**Task instructions:** All the data must come back unchanged, except that pictures are left out.

**Information provided:**
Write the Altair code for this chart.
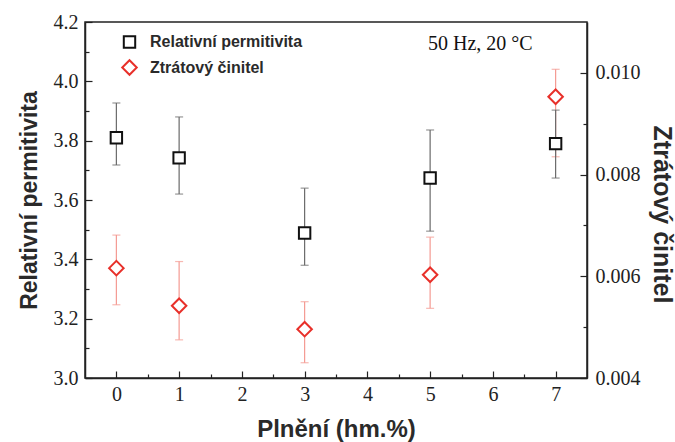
import altair as alt
import pandas as pd

# ---- data ----
filling = [0, 1, 3, 5, 7]
perm = [3.81, 3.742, 3.489, 3.674, 3.79]
perm_lo = [3.718, 3.62, 3.38, 3.495, 3.674]
perm_hi = [3.927, 3.88, 3.64, 3.836, 3.903]
loss = [0.00616, 0.00542, 0.00496, 0.00603, 0.00953]
loss_lo = [0.00544, 0.00475, 0.0043, 0.00537, 0.00835]
loss_hi = [0.00681, 0.00629, 0.0055, 0.00677, 0.01007]
series = ["Relativní permitivita", "Ztrátový činitel"]
x_ticks = [0, 0.5, 1, 1.5, 2, 2.5, 3, 3.5, 4, 4.5, 5, 5.5, 6, 6.5, 7]
left_ticks = [3.0, 3.1, 3.2, 3.3, 3.4, 3.5, 3.6, 3.7, 3.8, 3.9, 4.0, 4.1, 4.2]
right_ticks = [0.004, 0.005, 0.006, 0.007, 0.008, 0.009, 0.010]
note = ["50 Hz, 20 °C"]

df_perm = pd.DataFrame({"x": filling, "v": perm, "lo": perm_lo, "hi": perm_hi,
                        "series": series[0]})
df_loss = pd.DataFrame({"x": filling, "v": loss, "lo": loss_lo, "hi": loss_hi,
                        "series": series[1]})
df_note = pd.DataFrame({"x": [5.8], "v": [4.106], "t": note})

BLACK = "#111111"
RED = "#e8302a"

def tick_size(test):
    return {"condition": {"test": test, "value": -7}, "value": -4}

x_axis = alt.Axis(
    title="Plnění (hm.%)", values=x_ticks,
    labelExpr="datum.value % 1 === 0 ? format(datum.value, 'd') : ''",
    tickSize=tick_size("datum.value % 1 === 0"),
    labelPadding=13, titlePadding=13, titleFontSize=24,
)
x_enc = alt.X("x:Q", scale=alt.Scale(domain=[-0.5, 7.5], nice=False, zero=False),
              axis=x_axis)

left_axis = alt.Axis(
    title="Relativní permitivita", orient="left", values=left_ticks,
    labelExpr="round(datum.value*10) % 2 === 0 ? format(datum.value, '.1f') : ''",
    tickSize=tick_size("round(datum.value*10) % 2 === 0"),
    labelPadding=14, titlePadding=12, titleFontSize=23,
)
left_scale = alt.Scale(domain=[3.0, 4.2], nice=False, zero=False)

right_axis = alt.Axis(
    title="Ztrátový činitel", orient="right", values=right_ticks,
    labelExpr="round(datum.value*1000) % 2 === 0 ? format(datum.value, '.3f') : ''",
    tickSize=tick_size("round(datum.value*1000) % 2 === 0"),
    labelPadding=15, titlePadding=8, titleFontSize=25, titleY=192,
)
right_scale = alt.Scale(domain=[0.004, 0.011], nice=False, zero=False)

legend = alt.Legend(
    title=None, orient="none", legendX=36, legendY=12,
    padding=0, rowPadding=4, symbolStrokeWidth=2,
    symbolFillColor="white",
    labelFont="Liberation Sans", labelFontWeight="bold",
    labelFontSize=16, labelColor="#2a2a2a", labelOffset=12,
)
color_enc = alt.Color("series:N", scale=alt.Scale(domain=series, range=[BLACK, RED]),
                      legend=legend)
shape_enc = alt.Shape("series:N", scale=alt.Scale(domain=series, range=["square", "diamond"]),
                      legend=legend)
size_enc = alt.Size("series:N", scale=alt.Scale(domain=series, range=[130, 210]),
                    legend=legend)

# right-axis group (loss factor)
loss_err = alt.Chart(df_loss).mark_errorbar(
    color="#f49a92", thickness=1.2,
    ticks={"size": 8, "thickness": 1.2, "color": "#f49a92"},
).encode(x=x_enc, y=alt.Y("lo:Q", scale=right_scale, axis=right_axis), y2="hi:Q")
loss_pts = alt.Chart(df_loss).mark_point(filled=False, fill="white", fillOpacity=1,
                                         strokeWidth=2, opacity=1).encode(
    x=x_enc, y=alt.Y("v:Q", scale=right_scale, axis=right_axis),
    color=color_enc, shape=shape_enc, size=size_enc)
group_right = alt.layer(loss_err, loss_pts)

# left-axis group (permittivity)
perm_err = alt.Chart(df_perm).mark_errorbar(
    color="#6a6a6a", thickness=1.2,
    ticks={"size": 8, "thickness": 1.2, "color": "#6a6a6a"},
).encode(x=x_enc, y=alt.Y("lo:Q", scale=left_scale, axis=left_axis), y2="hi:Q")
perm_pts = alt.Chart(df_perm).mark_point(filled=False, fill="white", fillOpacity=1,
                                         strokeWidth=2, opacity=1).encode(
    x=x_enc, y=alt.Y("v:Q", scale=left_scale, axis=left_axis),
    color=color_enc, shape=shape_enc, size=size_enc)
note_txt = alt.Chart(df_note).mark_text(font="Liberation Serif", fontSize=20,
                                        color="#111", align="center",
                                        baseline="alphabetic").encode(
    x=x_enc, y=alt.Y("v:Q", scale=left_scale, axis=left_axis), text="t:N")
group_left = alt.layer(perm_err, perm_pts, note_txt)

chart = alt.layer(group_right, group_left).resolve_scale(y="independent").properties(
    width=502, height=356,
    autosize=alt.AutoSizeParams(type="none"),
    padding={"left": 85, "top": 22, "right": 88, "bottom": 64},
    background="white",
).configure_view(stroke="#222", strokeWidth=1.5).configure_axis(
    grid=False, domainColor="#222", domainWidth=1.5, tickColor="#222", tickWidth=1.2,
    labelFont="Liberation Serif", labelFontSize=20, labelColor="#222",
    titleFont="Liberation Sans", titleFontWeight="bold",
    titleColor="#2a2a2a",
)

chart.save("out.html", embed_options={"renderer": "svg", "actions": False})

**Result:**
Write the Altair code for this chart.
import altair as alt
import pandas as pd

# ---- data ----
filling = [0, 1, 3, 5, 7]
perm = [3.81, 3.742, 3.489, 3.674, 3.79]
perm_lo = [3.718, 3.62, 3.38, 3.495, 3.674]
perm_hi = [3.927, 3.88, 3.64, 3.836, 3.903]
loss = [0.00616, 0.00542, 0.00496, 0.00603, 0.00953]
loss_lo = [0.00544, 0.00475, 0.0043, 0.00537, 0.00835]
loss_hi = [0.00681, 0.00629, 0.0055, 0.00677, 0.01007]
series = ["Relativní permitivita", "Ztrátový činitel"]
x_ticks = [0, 0.5, 1, 1.5, 2, 2.5, 3, 3.5, 4, 4.5, 5, 5.5, 6, 6.5, 7]
left_ticks = [3.0, 3.1, 3.2, 3.3, 3.4, 3.5, 3.6, 3.7, 3.8, 3.9, 4.0, 4.1, 4.2]
right_ticks = [0.004, 0.005, 0.006, 0.007, 0.008, 0.009, 0.010]
note = ["50 Hz, 20 °C"]

df_perm = pd.DataFrame({"x": filling, "v": perm, "lo": perm_lo, "hi": perm_hi,
                        "series": series[0]})
df_loss = pd.DataFrame({"x": filling, "v": loss, "lo": loss_lo, "hi": loss_hi,
                        "series": series[1]})
df_note = pd.DataFrame({"x": [5.8], "v": [4.106], "t": note})

BLACK = "#111111"
RED = "#e8302a"

def tick_size(test):
    return {"condition": {"test": test, "value": -7}, "value": -4}

x_axis = alt.Axis(
    title="Plnění (hm.%)", values=x_ticks,
    labelExpr="datum.value % 1 === 0 ? format(datum.value, 'd') : ''",
    tickSize=tick_size("datum.value % 1 === 0"),
    labelPadding=13, titlePadding=13, titleFontSize=24,
)
x_enc = alt.X("x:Q", scale=alt.Scale(domain=[-0.5, 7.5], nice=False, zero=False),
              axis=x_axis)

left_axis = alt.Axis(
    title="Relativní permitivita", orient="left", values=left_ticks,
    labelExpr="round(datum.value*10) % 2 === 0 ? format(datum.value, '.1f') : ''",
    tickSize=tick_size("round(datum.value*10) % 2 === 0"),
    labelPadding=14, titlePadding=12, titleFontSize=23,
)
left_scale = alt.Scale(domain=[3.0, 4.2], nice=False, zero=False)

right_axis = alt.Axis(
    title="Ztrátový činitel", orient="right", values=right_ticks,
    labelExpr="round(datum.value*1000) % 2 === 0 ? format(datum.value, '.3f') : ''",
    tickSize=tick_size("round(datum.value*1000) % 2 === 0"),
    labelPadding=15, titlePadding=8, titleFontSize=25, titleY=192,
)
right_scale = alt.Scale(domain=[0.004, 0.011], nice=False, zero=False)

legend = alt.Legend(
    title=None, orient="none", legendX=36, legendY=12,
    padding=0, rowPadding=4, symbolStrokeWidth=2,
    symbolFillColor="white",
    labelFont="Liberation Sans", labelFontWeight="bold",
    labelFontSize=16, labelColor="#2a2a2a", labelOffset=12,
)
color_enc = alt.Color("series:N", scale=alt.Scale(domain=series, range=[BLACK, RED]),
                      legend=legend)
shape_enc = alt.Shape("series:N", scale=alt.Scale(domain=series, range=["square", "diamond"]),
                      legend=legend)
size_enc = alt.Size("series:N", scale=alt.Scale(domain=series, range=[130, 210]),
                    legend=legend)

# right-axis group (loss factor)
loss_err = alt.Chart(df_loss).mark_errorbar(
    color="#f49a92", thickness=1.2,
    ticks={"size": 8, "thickness": 1.2, "color": "#f49a92"},
).encode(x=x_enc, y=alt.Y("lo:Q", scale=right_scale, axis=right_axis), y2="hi:Q")
loss_pts = alt.Chart(df_loss).mark_point(filled=False, fill="white", fillOpacity=1,
                                         strokeWidth=2, opacity=1).encode(
    x=x_enc, y=alt.Y("v:Q", scale=right_scale, axis=right_axis),
    color=color_enc, shape=shape_enc, size=size_enc)
group_right = alt.layer(loss_err, loss_pts)

# left-axis group (permittivity)
perm_err = alt.Chart(df_perm).mark_errorbar(
    color="#6a6a6a", thickness=1.2,
    ticks={"size": 8, "thickness": 1.2, "color": "#6a6a6a"},
).encode(x=x_enc, y=alt.Y("lo:Q", scale=left_scale, axis=left_axis), y2="hi:Q")
perm_pts = alt.Chart(df_perm).mark_point(filled=False, fill="white", fillOpacity=1,
                                         strokeWidth=2, opacity=1).encode(
    x=x_enc, y=alt.Y("v:Q", scale=left_scale, axis=left_axis),
    color=color_enc, shape=shape_enc, size=size_enc)
note_txt = alt.Chart(df_note).mark_text(font="Liberation Serif", fontSize=20,
                                        color="#111", align="center",
                                        baseline="alphabetic").encode(
    x=x_enc, y=alt.Y("v:Q", scale=left_scale, axis=left_axis), text="t:N")
group_left = alt.layer(perm_err, perm_pts, note_txt)

chart = alt.layer(group_right, group_left).resolve_scale(y="independent").properties(
    width=502, height=356,
    autosize=alt.AutoSizeParams(type="none"),
    padding={"left": 85, "top": 22, "right": 88, "bottom": 64},
    background="white",
).configure_view(stroke="#222", strokeWidth=1.5).configure_axis(
    grid=False, domainColor="#222", domainWidth=1.5, tickColor="#222", tickWidth=1.2,
    labelFont="Liberation Serif", labelFontSize=20, labelColor="#222",
    titleFont="Liberation Sans", titleFontWeight="bold",
    titleColor="#2a2a2a",
)

chart.save("out.html", embed_options={"renderer": "svg", "actions": False})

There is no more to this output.